## DO THIS
Omit the pictures, then write out every entry exactly as it reads.

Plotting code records
**********

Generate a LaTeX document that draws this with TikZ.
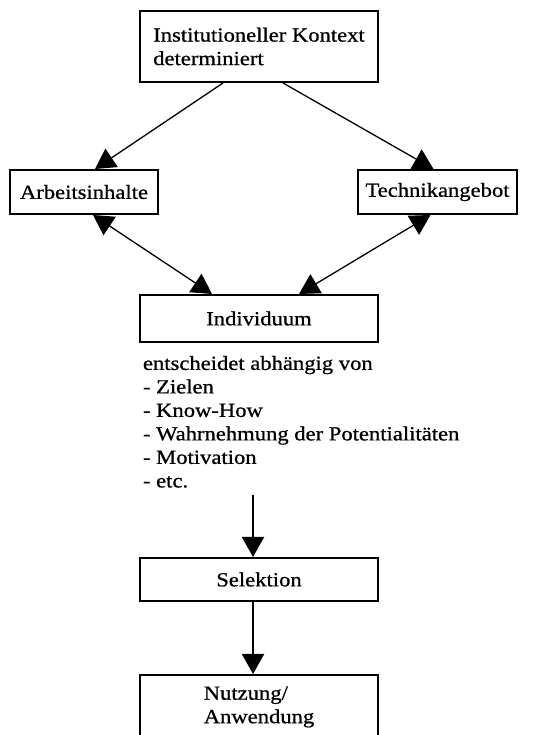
\documentclass[tikz,border=0pt]{standalone}
\usepackage{fontspec}
\setmainfont{Liberation Serif}[FakeStretch=1.13, FakeBold=0.8]
\usetikzlibrary{arrows.meta}

\begin{document}
\begin{tikzpicture}[every node/.style={rectangle, draw, line width=2pt, inner sep=0pt, font=\fontsize{20}{23.5}\selectfont},
  >={Triangle[length=20pt, width=22pt]}]
  \clip (0pt, 0pt) rectangle (533pt, 735pt);
  \node (kontext) [minimum width=238pt, minimum height=71pt, align=left] at (259pt, 688.5pt) {Institutioneller Kontext\\determiniert};
  \node (arbeit) [minimum width=148pt, minimum height=44pt] at (84pt, 543pt) {Arbeitsinhalte};
  \node (technik) [minimum width=159pt, minimum height=44pt] at (437.5pt, 543pt) {Technikangebot};
  \node (indiv) [minimum width=238pt, minimum height=47pt] at (259pt, 416.5pt) {Individuum};
  \node (kriterien) [draw=none, anchor=north west, align=left] at (142pt, 380pt) {entscheidet abh\"angig von\\- Zielen\\- Know-How\\- Wahrnehmung der Potentialit\"aten\\- Motivation\\- etc.};
  \node (selektion) [minimum width=238pt, minimum height=43pt] at (259pt, 155.5pt) {Selektion};
  \node (nutzung) [minimum width=238pt, minimum height=64pt, align=left] at (259pt, 28pt) {Nutzung/\\Anwendung};
  \coordinate (listende) at (253pt, 240pt);
  \draw [->, line width=1.3pt] ([xshift=-36pt]kontext.south) -- ([xshift=11pt]arbeit.north);
  \draw [->, line width=1.3pt] ([xshift=24pt]kontext.south) -- ([xshift=-4pt]technik.north);
  \draw [<->, line width=1.3pt] ([xshift=9pt]arbeit.south) -- ([xshift=-47pt]indiv.north);
  \draw [<->, line width=1.3pt] ([xshift=-7pt]technik.south) -- ([xshift=40pt]indiv.north);
  \draw [->, line width=2pt] (listende) -- (listende |- selektion.north);
  \draw [->, line width=2pt] ([xshift=-6pt]selektion.south) -- ([xshift=-6pt]nutzung.north);
\end{tikzpicture}
\end{document}
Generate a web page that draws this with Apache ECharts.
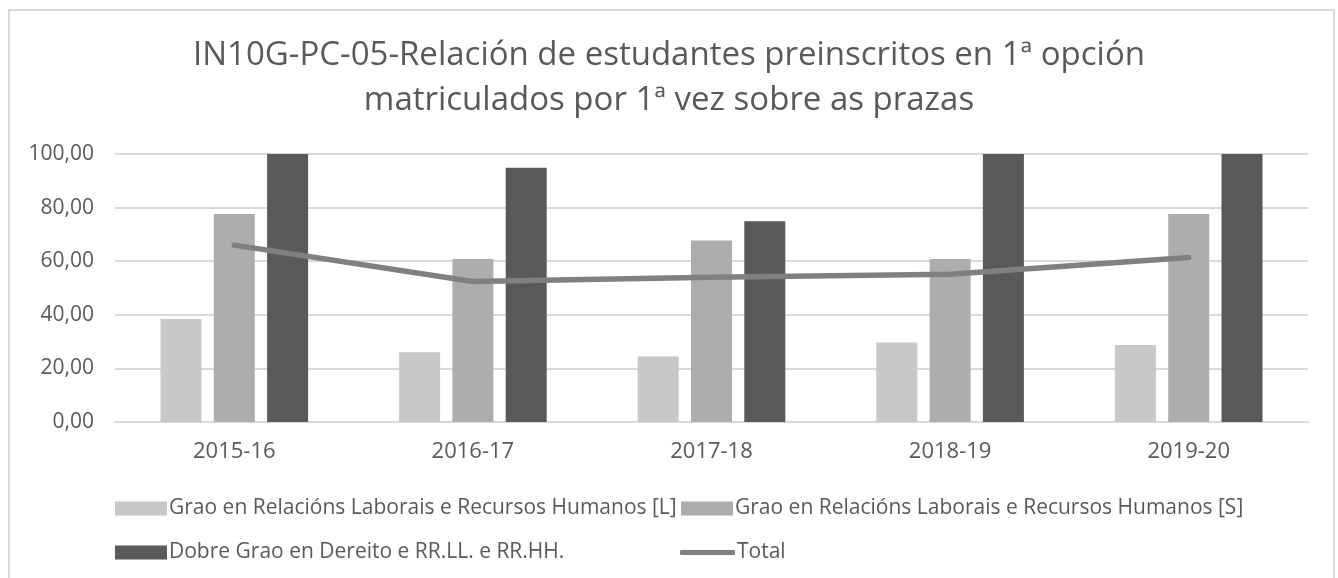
<!DOCTYPE html>
<html>
<head>
<meta charset="utf-8">
<script src="https://cdn.jsdelivr.net/npm/echarts@6/dist/echarts.min.js"></script>
<style>
html, body { margin: 0; padding: 0; background: #fff; overflow: hidden; }
#frame {
    position: absolute; left: 8px; top: 9px; width: 1327px; height: 600px;
    border: 2px solid #d9d9d9; box-sizing: border-box;
}
#myChart { position: absolute; left: 0; top: 0; width: 1338px; height: 578px; }
</style>
</head>
<body>
<div id="frame"></div>
<div id="myChart"></div>
<script>
// datos
let cursos = ['2015-16', '2016-17', '2017-18', '2018-19', '2019-20']
let nomes = [
    'Grao en Relacións Laborais e Recursos Humanos [L]',
    'Grao en Relacións Laborais e Recursos Humanos [S]',
    'Dobre Grao en Dereito e RR.LL. e RR.HH.',
    'Total'
]
let graoL = [38.4, 26.0, 24.4, 29.7, 28.7]
let graoS = [77.6, 60.8, 67.7, 60.8, 77.6]
let dobre = [100, 94.9, 74.9, 100, 100]
let total = [66.0, 52.4, 54.0, 55.1, 61.4]

let myChart = echarts.init(document.getElementById('myChart'))
let fonte = '"Open Sans", "Noto Sans", sans-serif'
let cor = '#595959'

function lenda(nome, left, top, icon) {
    return {
        data: [nome],
        left: left,
        top: top,
        itemWidth: icon === 'line' ? 55 : 52,
        itemHeight: icon === 'line' ? 5 : 14,
        itemGap: 6,
        icon: icon === 'line' ? 'roundRect' : 'rect',
        selectedMode: false,
        textStyle: { color: cor, fontSize: 21, fontFamily: fonte, padding: [0, 0, 0, -3] }
    }
}

let option = {
    animation: false,
    title: {
        text: 'IN10G-PC-05-Relación de estudantes preinscritos en 1ª opción\nmatriculados por 1ª vez sobre as prazas',
        left: 'center',
        top: 28,
        textStyle: { color: cor, fontSize: 33, fontWeight: 'normal', fontFamily: fonte, lineHeight: 45 }
    },
    legend: [
        lenda(nomes[0], 110, 493, 'rect'),
        lenda(nomes[1], 676, 493, 'rect'),
        lenda(nomes[2], 110, 537, 'rect'),
        lenda(nomes[3], 675, 537, 'line')
    ],
    grid: { left: 115, right: 30, top: 154, bottom: 156 },
    xAxis: {
        type: 'category',
        data: cursos,
        axisTick: { show: false },
        axisLine: { lineStyle: { color: '#d9d9d9', width: 2 } },
        axisLabel: { color: cor, fontSize: 22, fontFamily: fonte, margin: 19 }
    },
    yAxis: {
        type: 'value',
        min: 0,
        max: 100,
        interval: 20,
        axisLabel: {
            color: cor, fontSize: 21, fontFamily: fonte, margin: 21,
            formatter: v => v.toFixed(2).replace('.', ',')
        },
        splitLine: { lineStyle: { color: '#d9d9d9', width: 2 } }
    },
    series: [
        { name: nomes[0], type: 'bar', data: graoL, barWidth: 41, barGap: '30%', itemStyle: { color: '#c8c8c8' } },
        { name: nomes[1], type: 'bar', data: graoS, barWidth: 41, barGap: '30%', itemStyle: { color: '#adadad' } },
        { name: nomes[2], type: 'bar', data: dobre, barWidth: 41, barGap: '30%', itemStyle: { color: '#595959' } },
        {
            name: nomes[3], type: 'line', data: total, symbol: 'none',
            lineStyle: { color: '#808080', width: 5.5, cap: 'round', join: 'round' },
            itemStyle: { color: '#808080' }
        }
    ]
}
myChart.setOption(option)

window.addEventListener('resize', () => {
    myChart.resize()
})
</script>
</body>
</html>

**********

## CORRECT ANSWER
Generate a LaTeX document that draws this with TikZ.
\documentclass[tikz,border=0pt]{standalone}
\usepackage{fontspec}
\setmainfont{Liberation Serif}[FakeStretch=1.13, FakeBold=0.8]
\usetikzlibrary{arrows.meta}

\begin{document}
\begin{tikzpicture}[every node/.style={rectangle, draw, line width=2pt, inner sep=0pt, font=\fontsize{20}{23.5}\selectfont},
  >={Triangle[length=20pt, width=22pt]}]
  \clip (0pt, 0pt) rectangle (533pt, 735pt);
  \node (kontext) [minimum width=238pt, minimum height=71pt, align=left] at (259pt, 688.5pt) {Institutioneller Kontext\\determiniert};
  \node (arbeit) [minimum width=148pt, minimum height=44pt] at (84pt, 543pt) {Arbeitsinhalte};
  \node (technik) [minimum width=159pt, minimum height=44pt] at (437.5pt, 543pt) {Technikangebot};
  \node (indiv) [minimum width=238pt, minimum height=47pt] at (259pt, 416.5pt) {Individuum};
  \node (kriterien) [draw=none, anchor=north west, align=left] at (142pt, 380pt) {entscheidet abh\"angig von\\- Zielen\\- Know-How\\- Wahrnehmung der Potentialit\"aten\\- Motivation\\- etc.};
  \node (selektion) [minimum width=238pt, minimum height=43pt] at (259pt, 155.5pt) {Selektion};
  \node (nutzung) [minimum width=238pt, minimum height=64pt, align=left] at (259pt, 28pt) {Nutzung/\\Anwendung};
  \coordinate (listende) at (253pt, 240pt);
  \draw [->, line width=1.3pt] ([xshift=-36pt]kontext.south) -- ([xshift=11pt]arbeit.north);
  \draw [->, line width=1.3pt] ([xshift=24pt]kontext.south) -- ([xshift=-4pt]technik.north);
  \draw [<->, line width=1.3pt] ([xshift=9pt]arbeit.south) -- ([xshift=-47pt]indiv.north);
  \draw [<->, line width=1.3pt] ([xshift=-7pt]technik.south) -- ([xshift=40pt]indiv.north);
  \draw [->, line width=2pt] (listende) -- (listende |- selektion.north);
  \draw [->, line width=2pt] ([xshift=-6pt]selektion.south) -- ([xshift=-6pt]nutzung.north);
\end{tikzpicture}
\end{document}
Generate a web page that draws this with Apache ECharts.
<!DOCTYPE html>
<html>
<head>
<meta charset="utf-8">
<script src="https://cdn.jsdelivr.net/npm/echarts@6/dist/echarts.min.js"></script>
<style>
html, body { margin: 0; padding: 0; background: #fff; overflow: hidden; }
#frame {
    position: absolute; left: 8px; top: 9px; width: 1327px; height: 600px;
    border: 2px solid #d9d9d9; box-sizing: border-box;
}
#myChart { position: absolute; left: 0; top: 0; width: 1338px; height: 578px; }
</style>
</head>
<body>
<div id="frame"></div>
<div id="myChart"></div>
<script>
// datos
let cursos = ['2015-16', '2016-17', '2017-18', '2018-19', '2019-20']
let nomes = [
    'Grao en Relacións Laborais e Recursos Humanos [L]',
    'Grao en Relacións Laborais e Recursos Humanos [S]',
    'Dobre Grao en Dereito e RR.LL. e RR.HH.',
    'Total'
]
let graoL = [38.4, 26.0, 24.4, 29.7, 28.7]
let graoS = [77.6, 60.8, 67.7, 60.8, 77.6]
let dobre = [100, 94.9, 74.9, 100, 100]
let total = [66.0, 52.4, 54.0, 55.1, 61.4]

let myChart = echarts.init(document.getElementById('myChart'))
let fonte = '"Open Sans", "Noto Sans", sans-serif'
let cor = '#595959'

function lenda(nome, left, top, icon) {
    return {
        data: [nome],
        left: left,
        top: top,
        itemWidth: icon === 'line' ? 55 : 52,
        itemHeight: icon === 'line' ? 5 : 14,
        itemGap: 6,
        icon: icon === 'line' ? 'roundRect' : 'rect',
        selectedMode: false,
        textStyle: { color: cor, fontSize: 21, fontFamily: fonte, padding: [0, 0, 0, -3] }
    }
}

let option = {
    animation: false,
    title: {
        text: 'IN10G-PC-05-Relación de estudantes preinscritos en 1ª opción\nmatriculados por 1ª vez sobre as prazas',
        left: 'center',
        top: 28,
        textStyle: { color: cor, fontSize: 33, fontWeight: 'normal', fontFamily: fonte, lineHeight: 45 }
    },
    legend: [
        lenda(nomes[0], 110, 493, 'rect'),
        lenda(nomes[1], 676, 493, 'rect'),
        lenda(nomes[2], 110, 537, 'rect'),
        lenda(nomes[3], 675, 537, 'line')
    ],
    grid: { left: 115, right: 30, top: 154, bottom: 156 },
    xAxis: {
        type: 'category',
        data: cursos,
        axisTick: { show: false },
        axisLine: { lineStyle: { color: '#d9d9d9', width: 2 } },
        axisLabel: { color: cor, fontSize: 22, fontFamily: fonte, margin: 19 }
    },
    yAxis: {
        type: 'value',
        min: 0,
        max: 100,
        interval: 20,
        axisLabel: {
            color: cor, fontSize: 21, fontFamily: fonte, margin: 21,
            formatter: v => v.toFixed(2).replace('.', ',')
        },
        splitLine: { lineStyle: { color: '#d9d9d9', width: 2 } }
    },
    series: [
        { name: nomes[0], type: 'bar', data: graoL, barWidth: 41, barGap: '30%', itemStyle: { color: '#c8c8c8' } },
        { name: nomes[1], type: 'bar', data: graoS, barWidth: 41, barGap: '30%', itemStyle: { color: '#adadad' } },
        { name: nomes[2], type: 'bar', data: dobre, barWidth: 41, barGap: '30%', itemStyle: { color: '#595959' } },
        {
            name: nomes[3], type: 'line', data: total, symbol: 'none',
            lineStyle: { color: '#808080', width: 5.5, cap: 'round', join: 'round' },
            itemStyle: { color: '#808080' }
        }
    ]
}
myChart.setOption(option)

window.addEventListener('resize', () => {
    myChart.resize()
})
</script>
</body>
</html>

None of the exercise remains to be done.